According to Krajewski, Augsburg faculty and staff are working in collaboration to design the hybrid courses and to implement best practices for teaching online. Members of Augsburg’s  information technology staff are certified in online course design and are experts at tailoring classes so that they “best match the institutional mission as well as the needs of distinctive academic departments, course sections, and students.”

By the end of May, nearly 200 faculty members had begun the process of converting adult undergraduate courses for fall 2013 into a hybrid model, and their work continues this summer. Together, faculty and staff members will convert approximately 300 unique courses into a new format—tasks that McGuire said require a time commitment ranging from 10 to 40 hours per class.

Developing high-quality hybrid courses requires sufficient time for planning, designing, developing, and testing. Moodle then allows professors to maximize the productivity of the in-class portion of their instruction and to use innovative, multimedia elements online. In contrast to an in-person course with minimal supplementary material, the instructor and students in a hybrid course interact with each other online—they engage in discussion, complete activities, and consume entirely new information in textual, visual, and auditory formats.
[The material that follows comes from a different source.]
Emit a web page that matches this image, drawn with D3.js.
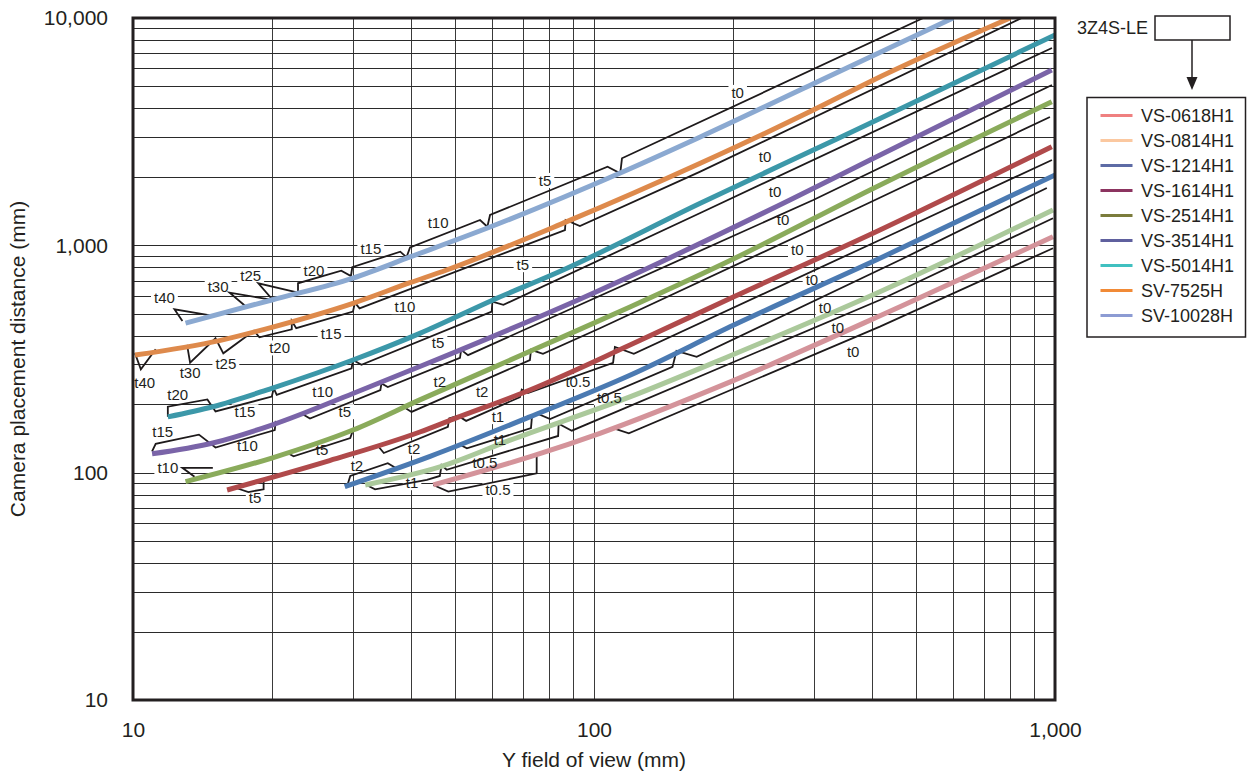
<!DOCTYPE html>
<html><head><meta charset="utf-8">
<script src="https://cdn.jsdelivr.net/npm/d3@7"></script>
<style>
body{margin:0;background:#fff;}
svg{display:block;font-family:"Liberation Sans",Arial,Helvetica,sans-serif;}
</style></head><body>
<svg id="chart" width="1247" height="774"></svg>
<script>
// ---------- DATA ----------
const lenses = ["VS-0618H1","VS-0814H1","VS-1214H1","VS-1614H1","VS-2514H1","VS-3514H1","VS-5014H1","SV-7525H","SV-10028H"];
const curveColors = ["#d4939a","#abc99b","#4b7ab2","#b04a4b","#8aab5b","#7a64a8","#3c98a9","#de8a4c","#8ba9d1"];
const legendColors = ["#ef8080","#fbc8a0","#5d6ba5","#8c3460","#7b7c3c","#5f609e","#40c0c0","#f18a36","#8c9bd3"];

const xTickValues = [10, 100, 1000];
const yTickValues = [10, 100, 1000, 10000];
const xGridValues = [20,30,40,50,60,70,80,90,100,200,300,400,500,600,700,800,900];
const yGridValues = [20,30,40,50,60,70,80,90,100,200,300,400,500,600,700,800,900,1000,2000,3000,4000,5000,6000,7000,8000,9000];

// coloured curves: [Y field of view mm, camera distance mm]
const c0618  = [[44.8,88.3],[75.1,120],[103,149],[194,247],[461,537],[990,1091]];
const c0814  = [[31.9,88.3],[46.3,106],[65.8,139],[120,216],[197,326],[417,625],[990,1431]];
const c1214  = [[28.8,86.8],[44.1,118],[72.6,176],[120,269],[201,446],[417,877],[1000,2039]];
const c1614  = [[16.0,83.9],[26.7,113],[41.9,151],[49.5,172],[72.6,231],[120,365],[201,594],[417,1168],[984,2716]];
const c2514  = [[13.0,91.3],[20.0,116],[30.0,154],[41.9,209],[73.9,347],[120,537],[201,873],[397,1752],[984,4285]];
const c3514  = [[11.0,121],[14.9,135],[20.0,162],[30.0,223],[41.9,293],[92.3,575],[266,1583],[397,2374],[984,5906]];
const c5014  = [[11.9,176],[14.9,195],[20.0,235],[30.0,313],[41.9,410],[60.4,575],[85.7,779],[170,1531],[299,2627],[397,3442],[1000,8420]];
const c7525  = [[10.1,329],[15.4,381],[20.0,436],[30.0,556],[39.9,685],[47.9,779],[87.3,1271],[170,2296],[299,3938],[397,5248],[799,10000]];
const c10028 = [[13.0,455],[20.0,575],[30.0,718],[39.9,889],[59.5,1204],[114,2081],[170,2997],[299,5140],[601,10000]];

// extension-tube lines (black), list of polylines per lens
const t0618  = [[[44.8,88.3],[48.3,82.5],[75.1,99.4],[75.1,120]],
                [[110,157],[119,149],[417,439],[990,971]]];
const t0814  = [[[32.1,88.3],[33.5,84.5],[43.4,92.9],[46.3,96.7],[46.7,108],[47.9,103],[83.6,145],[83.8,164],[89.5,153],[417,575],[990,1315]]];
const t1214  = [[[29.1,86.5],[29.6,96.7],[35.7,110],[37.4,104]],
                [[50.7,134],[53.0,128],[73.0,157],[73.4,179],[75.2,182],[80.3,172],[148,292],[151,343],[167,323],[461,862],[960,1788]]];
const t1614  = [[[16.8,85.4],[17.8,82.2],[19.2,84.5],[19.2,92.2]],
                [[34.0,131],[35.0,122],[48.2,159],[48.5,173],[50.7,178],[52.8,169],[69.1,215],[69.7,232],[71.9,224],[110,304],[111,357],[122,333],[417,1056],[985,2374]]];
const t2514  = [[[13.6,96],[12.8,105],[14.9,105]],
                [[21.5,123],[22.3,118],[29.6,142],[30.1,157]],
                [[38.6,195],[40.2,185],[72.6,313],[73.0,347],[77.5,333],[103,432],[378,1475],[975,3668]]];
const t3514  = [[[11.0,124],[11.2,134],[13.9,147],[15.1,129],[20.3,154],[20.4,169]],
                [[23.2,182],[24.2,173],[34.4,231],[34.6,247],[35.7,238],[51.2,320],[51.5,347],[53.3,329],[299,1583],[985,5073]]];
const t5014  = [[[11.9,176],[11.9,195],[14.5,210],[15.1,186],[20.0,216],[20.2,235],[20.5,220],[29.8,288],[30.0,313],[31.3,298],[60.0,511],[60.2,565],[63.6,547],[170,1388],[985,7380]]];
const t7525  = [[[10.1,335],[10.4,285],[11.2,349]],
                [[13.1,365],[13.3,305],[15.1,390],[15.7,335],[18.3,421],[18.8,394],[22.1,427],[22.1,465],[22.6,432],[30.0,511],[30.3,560],[31.0,528],[86.5,1168],[86.8,1293],[93.2,1216],[170,2109],[847,10000]]];
const t10028 = [[[12.8,465],[12.3,523],[14.5,494]],
                [[17.6,537],[16.2,619],[20.1,575],[18.7,681],[22.8,619],[22.8,681],[28.3,774],[29.7,733],[29.9,801],[38.0,938],[39.2,886],[39.9,980],[56.6,1293],[58.7,1208],[59.5,1360],[107,2218],[114,2075],[115,2415],[518,10000]]];

// tube labels: [text, fov, distance]
const l0618  = [["t0.5",61.9,83.9],["t0",365,340]];
const l0814  = [["t1",40.3,90.1],["t0.5",58.0,111],["t0",338,433]];
const l1214  = [["t2",30.6,107],["t1",62.5,139],["t0.5",108,213],["t0",317,530]];
const l1614  = [["t5",18.4,77.4],["t2",40.7,128],["t1",61.9,176],["t0.5",92.3,251],["t0",297,704]];
const l2514  = [["t10",11.9,105],["t5",25.7,126],["t2",57.2,226],["t0",276,954]];
const l3514  = [["t15",11.6,151],["t10",17.7,132],["t5",28.8,185],["t2",46.3,251],["t0",257,1293]];
const l5014  = [["t20",12.5,220],["t15",17.5,185],["t10",25.8,226],["t5",45.9,372],["t0",247,1717]];
const l7525  = [["t40",10.6,248],["t30",13.3,274],["t25",15.9,301],["t20",20.8,353],["t15",26.9,407],["t10",38.9,536],["t5",70.1,820],["t0",235,2447]];
const l10028 = [["t40",11.7,587],["t30",15.3,656],["t25",18.0,733],["t20",24.7,774],["t15",32.8,964],["t10",45.9,1254],["t5",78.3,1925],["t0",205,4694]];

const curves = [c0618,c0814,c1214,c1614,c2514,c3514,c5014,c7525,c10028];
const tubes  = [t0618,t0814,t1214,t1614,t2514,t3514,t5014,t7525,t10028];
const labels = [l0618,l0814,l1214,l1614,l2514,l3514,l5014,l7525,l10028];

// ---------- CHART ----------
const svg = d3.select("#chart");
const L = 133, R = 1055, T = 18, B = 700;
const x = d3.scaleLog().domain([10,1000]).range([L,R]);
const y = d3.scaleLog().domain([10,10000]).range([B,T]);

svg.append("defs").append("clipPath").attr("id","plotclip")
  .append("rect").attr("x",L).attr("y",T).attr("width",R-L).attr("height",B-T);

// grid
const gx = svg.append("g").attr("transform",`translate(0,${B})`)
  .call(d3.axisBottom(x).tickValues(xGridValues).tickSize(-(B-T)).tickFormat(""));
gx.select(".domain").remove();
gx.selectAll("line").attr("stroke","#3a3a3a").attr("stroke-width",1).attr("shape-rendering","crispEdges");
const gy = svg.append("g").attr("transform",`translate(${L},0)`)
  .call(d3.axisLeft(y).tickValues(yGridValues).tickSize(-(R-L)).tickFormat(""));
gy.select(".domain").remove();
gy.selectAll("line").attr("stroke","#2a2a2a").attr("stroke-width",1).attr("shape-rendering","crispEdges");

const labelBg = svg.append("g");
const plot = svg.append("g").attr("clip-path","url(#plotclip)");

const curveLine = d3.line().x(d=>x(d[0])).y(d=>y(d[1])).curve(d3.curveMonotoneX);
const tubeLine = d3.line().x(d=>x(d[0])).y(d=>y(d[1]));

tubes.forEach(segs=>{
  segs.forEach(s=>{
    plot.append("path").attr("d",tubeLine(s)).attr("fill","none")
      .attr("stroke","#1e1a1b").attr("stroke-width",1.8).attr("stroke-linejoin","miter");
  });
});
curves.forEach((c,i)=>{
  plot.append("path").attr("d",curveLine(c)).attr("fill","none")
    .attr("stroke",curveColors[i]).attr("stroke-width",5);
});

// tube labels
const lab = svg.append("g").attr("font-size",15).attr("fill","#231f20");
labels.forEach(ls=>{
  ls.forEach(l=>{
    const t = lab.append("text").attr("x",x(l[1])).attr("y",y(l[2]))
      .attr("text-anchor","middle").attr("dy","0.35em").text(l[0]);
    const bb = t.node().getBBox();
    labelBg.append("rect").attr("x",bb.x-3).attr("y",bb.y+1).attr("width",bb.width+6).attr("height",bb.height-2)
      .attr("fill","#fff");
  });
});

// frame
svg.append("rect").attr("x",L).attr("y",T).attr("width",R-L).attr("height",B-T)
  .attr("fill","none").attr("stroke","#231f20").attr("stroke-width",3);

// axes labels
const ax = svg.append("g").attr("transform",`translate(${L},0)`)
  .call(d3.axisLeft(y).tickValues(yTickValues).tickFormat(d3.format(",")).tickSize(0).tickPadding(25));
ax.select(".domain").remove();
ax.selectAll("text").attr("font-size",21).attr("fill","#231f20").attr("font-family","Liberation Sans, Arial, sans-serif");
const bx = svg.append("g").attr("transform",`translate(0,${B})`)
  .call(d3.axisBottom(x).tickValues(xTickValues).tickFormat(d3.format(",")).tickSize(0).tickPadding(22));
bx.select(".domain").remove();
bx.selectAll("text").attr("font-size",21).attr("fill","#231f20").attr("font-family","Liberation Sans, Arial, sans-serif");

svg.append("text").attr("x",(L+R)/2).attr("y",760).attr("dy","0.35em").attr("text-anchor","middle")
  .attr("font-size",21).attr("fill","#231f20").text("Y field of view (mm)");
svg.append("text").attr("transform","translate(18,359) rotate(-90)").attr("dy","0.35em").attr("text-anchor","middle")
  .attr("font-size",21).attr("fill","#231f20").text("Camera placement distance (mm)");

// 3Z4S-LE box and arrow
svg.append("text").attr("x",1148).attr("y",28).attr("dy","0.35em").attr("text-anchor","end")
  .attr("font-size",18).attr("fill","#231f20").text("3Z4S-LE");
svg.append("rect").attr("x",1155).attr("y",16).attr("width",75).attr("height",24)
  .attr("fill","#fff").attr("stroke","#231f20").attr("stroke-width",1.5);
svg.append("line").attr("x1",1192).attr("x2",1192).attr("y1",40).attr("y2",79)
  .attr("stroke","#231f20").attr("stroke-width",1.5);
svg.append("path").attr("d","M1186.5,77 L1197.5,77 L1192,90 Z").attr("fill","#231f20");

// legend
const lg = svg.append("g");
lg.append("rect").attr("x",1087).attr("y",97.5).attr("width",158.5).attr("height",239.5)
  .attr("fill","#fff").attr("stroke","#231f20").attr("stroke-width",1.5);
lenses.forEach((n,i)=>{
  const yy = 115.5 + i*25;
  lg.append("line").attr("x1",1100.5).attr("x2",1132.5).attr("y1",yy).attr("y2",yy)
    .attr("stroke",legendColors[i]).attr("stroke-width",3);
  lg.append("text").attr("x",1141).attr("y",yy).attr("dy","0.35em").attr("font-size",18)
    .attr("fill","#231f20").text(n);
});
</script>
</body></html>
Susan O’Connor, associate professor of education, has been teaching in a hybrid model for the past five years and served as a co-instructor for Benjamin’s teaching licensure program. O’Connor found that while she initially was hesitant to instruct online, she quickly realized the benefits of the new format. “It turned out to be one of the best teaching experiences of my career,” she said. “This teaching method calls students to take more ownership in their learning, it offers a lot more freedom of time around their schedules, and it sharpens the objectives that they need to fulfill during each class session.”

Benjamin found that the blended learning model pushed her to be specific and clear in her written communication and to master course content by approaching assignments at her own pace.

“I feel like the program helped me in my career and served the K-12 students I work with,” she said. “I was challenged, but at the same time it was possible for me to be a mom, to be a student, and to have a full-time job.”